[DO THIS]
Nothing in the data should change when you return it, but leave the pictures out.

****************************************

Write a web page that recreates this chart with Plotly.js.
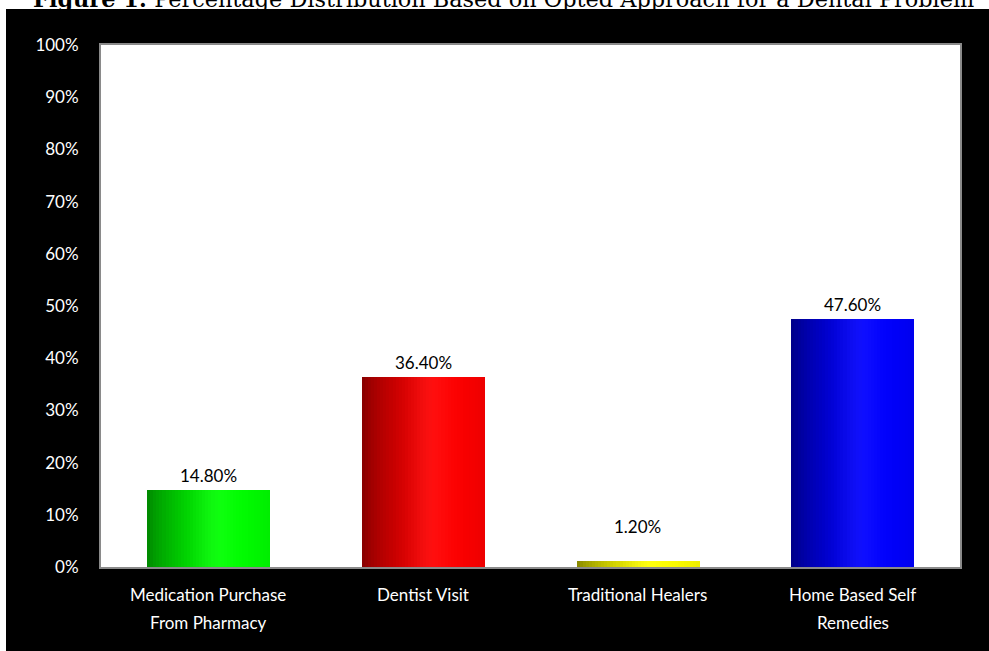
<!DOCTYPE html>
<html>
<head>
<meta charset="utf-8">
<script src="https://cdn.plot.ly/plotly-3.0.1.min.js"></script>
<style>html,body{margin:0;padding:0;background:#fff;}#chart{width:989px;height:651px;}</style>
</head>
<body>
<div id="chart"></div>
<script>
const categories = ["Medication Purchase From Pharmacy", "Dentist Visit", "Traditional Healers", "Home Based Self Remedies"];
const tickLines = [["Medication Purchase", "From Pharmacy"], ["Dentist Visit"], ["Traditional Healers"], ["Home Based Self", "Remedies"]];
const values = [14.8, 36.4, 1.2, 47.6];
const valueLabels = ["14.80%", "36.40%", "1.20%", "47.60%"];
const baseColors = [[0, 255, 0], [255, 0, 0], [255, 255, 0], [0, 0, 255]];
const titleText = "<b>Figure 1:</b> Percentage Distribution Based on Opted Approach for a Dental Problem";

// geometry (pixels) of the reference frame
const W = 989, H = 651;
const mL = 101, mR = 29, mT = 45, mB = 84;
const pw = W - mL - mR, ph = H - mT - mB;
const px2x = p => (p - mL) / pw;
const py2y = p => (H - mB - p) / ph;

function shade(t) {
  let f;
  if (t < 0.58) f = 0.52 + 0.48 * Math.pow(t / 0.58, 0.75);
  else f = 1 - 0.07 * Math.pow((t - 0.58) / 0.42, 2);
  const h = 0.06 * Math.exp(-Math.pow((t - 0.55) / 0.15, 2));
  return baseColors.map(c => {
    const ch = c.map(v => Math.round(v * f * (1 - h) + 255 * h));
    return `rgb(${ch[0]},${ch[1]},${ch[2]})`;
  });
}

const BW = 0.57, N = 40;
const traces = [];
for (let i = 0; i < N; i++) {
  const t = (i + 0.5) / N;
  traces.push({
    type: 'bar',
    x: categories,
    y: values,
    width: BW / N + 0.002,
    offset: -BW / 2 + i * BW / N,
    marker: { color: shade(t), line: { width: 0 } },
    hoverinfo: 'skip',
    showlegend: false
  });
}

const annotations = [];
// title
annotations.push({
  xref: 'paper', yref: 'paper', x: px2x(503), y: py2y(14), xanchor: 'center', yanchor: 'bottom',
  text: titleText, showarrow: false,
  font: { family: 'DejaVu Serif', size: 22.4, color: '#000' }
});
// value labels
values.forEach((v, i) => {
  annotations.push({
    xref: 'x', yref: 'y', x: categories[i], y: Math.max(v, 5), xanchor: 'center', yanchor: 'bottom',
    yshift: 0, text: valueLabels[i], showarrow: false, bgcolor: '#ffffff', borderpad: 3,
    font: { family: 'Lato', size: 17, color: '#000' }
  });
});
// category labels (two lines, wider spacing)
tickLines.forEach((lines, i) => {
  lines.forEach((ln, j) => {
    annotations.push({
      xref: 'x', yref: 'paper', x: categories[i], y: py2y(594 + 28 * j), xanchor: 'center', yanchor: 'middle',
      text: ln, showarrow: false, font: { family: 'Lato', size: 17, color: '#fff' }
    });
  });
});

const layout = {
  width: W, height: H,
  margin: { l: mL, r: mR, t: mT, b: mB, pad: 0 },
  paper_bgcolor: '#ffffff',
  plot_bgcolor: '#ffffff',
  barmode: 'overlay',
  bargap: 0,
  showlegend: false,
  hovermode: false,
  xaxis: {
    type: 'category', categoryorder: 'array', categoryarray: categories,
    showticklabels: false, ticks: '', showgrid: false, zeroline: false,
    showline: true, linecolor: '#8a8a8a', linewidth: 2, mirror: true
  },
  yaxis: {
    range: [0, 100], dtick: 10, ticksuffix: '%', ticks: '', ticklabelstandoff: 17,
    showgrid: false, zeroline: false, showline: true, linecolor: '#8a8a8a', linewidth: 2, mirror: true,
    tickfont: { family: 'Lato', size: 17, color: '#fff' }
  },
  shapes: [
    { type: 'rect', xref: 'paper', yref: 'paper', x0: px2x(6), x1: px2x(995), y0: py2y(H + 5), y1: py2y(9),
      fillcolor: '#000', line: { width: 0 }, layer: 'below' },
    { type: 'rect', xref: 'paper', yref: 'paper', x0: 0, x1: 1, y0: 0, y1: 1,
      fillcolor: '#fff', line: { width: 0 }, layer: 'below' }
  ],
  annotations: annotations
};

Plotly.newPlot('chart', traces, layout, { staticPlot: true, displayModeBar: false });
</script>
</body>
</html>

****************************************

[COMPLETE ANSWER]
Write a web page that recreates this chart with Plotly.js.
<!DOCTYPE html>
<html>
<head>
<meta charset="utf-8">
<script src="https://cdn.plot.ly/plotly-3.0.1.min.js"></script>
<style>html,body{margin:0;padding:0;background:#fff;}#chart{width:989px;height:651px;}</style>
</head>
<body>
<div id="chart"></div>
<script>
const categories = ["Medication Purchase From Pharmacy", "Dentist Visit", "Traditional Healers", "Home Based Self Remedies"];
const tickLines = [["Medication Purchase", "From Pharmacy"], ["Dentist Visit"], ["Traditional Healers"], ["Home Based Self", "Remedies"]];
const values = [14.8, 36.4, 1.2, 47.6];
const valueLabels = ["14.80%", "36.40%", "1.20%", "47.60%"];
const baseColors = [[0, 255, 0], [255, 0, 0], [255, 255, 0], [0, 0, 255]];
const titleText = "<b>Figure 1:</b> Percentage Distribution Based on Opted Approach for a Dental Problem";

// geometry (pixels) of the reference frame
const W = 989, H = 651;
const mL = 101, mR = 29, mT = 45, mB = 84;
const pw = W - mL - mR, ph = H - mT - mB;
const px2x = p => (p - mL) / pw;
const py2y = p => (H - mB - p) / ph;

function shade(t) {
  let f;
  if (t < 0.58) f = 0.52 + 0.48 * Math.pow(t / 0.58, 0.75);
  else f = 1 - 0.07 * Math.pow((t - 0.58) / 0.42, 2);
  const h = 0.06 * Math.exp(-Math.pow((t - 0.55) / 0.15, 2));
  return baseColors.map(c => {
    const ch = c.map(v => Math.round(v * f * (1 - h) + 255 * h));
    return `rgb(${ch[0]},${ch[1]},${ch[2]})`;
  });
}

const BW = 0.57, N = 40;
const traces = [];
for (let i = 0; i < N; i++) {
  const t = (i + 0.5) / N;
  traces.push({
    type: 'bar',
    x: categories,
    y: values,
    width: BW / N + 0.002,
    offset: -BW / 2 + i * BW / N,
    marker: { color: shade(t), line: { width: 0 } },
    hoverinfo: 'skip',
    showlegend: false
  });
}

const annotations = [];
// title
annotations.push({
  xref: 'paper', yref: 'paper', x: px2x(503), y: py2y(14), xanchor: 'center', yanchor: 'bottom',
  text: titleText, showarrow: false,
  font: { family: 'DejaVu Serif', size: 22.4, color: '#000' }
});
// value labels
values.forEach((v, i) => {
  annotations.push({
    xref: 'x', yref: 'y', x: categories[i], y: Math.max(v, 5), xanchor: 'center', yanchor: 'bottom',
    yshift: 0, text: valueLabels[i], showarrow: false, bgcolor: '#ffffff', borderpad: 3,
    font: { family: 'Lato', size: 17, color: '#000' }
  });
});
// category labels (two lines, wider spacing)
tickLines.forEach((lines, i) => {
  lines.forEach((ln, j) => {
    annotations.push({
      xref: 'x', yref: 'paper', x: categories[i], y: py2y(594 + 28 * j), xanchor: 'center', yanchor: 'middle',
      text: ln, showarrow: false, font: { family: 'Lato', size: 17, color: '#fff' }
    });
  });
});

const layout = {
  width: W, height: H,
  margin: { l: mL, r: mR, t: mT, b: mB, pad: 0 },
  paper_bgcolor: '#ffffff',
  plot_bgcolor: '#ffffff',
  barmode: 'overlay',
  bargap: 0,
  showlegend: false,
  hovermode: false,
  xaxis: {
    type: 'category', categoryorder: 'array', categoryarray: categories,
    showticklabels: false, ticks: '', showgrid: false, zeroline: false,
    showline: true, linecolor: '#8a8a8a', linewidth: 2, mirror: true
  },
  yaxis: {
    range: [0, 100], dtick: 10, ticksuffix: '%', ticks: '', ticklabelstandoff: 17,
    showgrid: false, zeroline: false, showline: true, linecolor: '#8a8a8a', linewidth: 2, mirror: true,
    tickfont: { family: 'Lato', size: 17, color: '#fff' }
  },
  shapes: [
    { type: 'rect', xref: 'paper', yref: 'paper', x0: px2x(6), x1: px2x(995), y0: py2y(H + 5), y1: py2y(9),
      fillcolor: '#000', line: { width: 0 }, layer: 'below' },
    { type: 'rect', xref: 'paper', yref: 'paper', x0: 0, x1: 1, y0: 0, y1: 1,
      fillcolor: '#fff', line: { width: 0 }, layer: 'below' }
  ],
  annotations: annotations
};

Plotly.newPlot('chart', traces, layout, { staticPlot: true, displayModeBar: false });
</script>
</body>
</html>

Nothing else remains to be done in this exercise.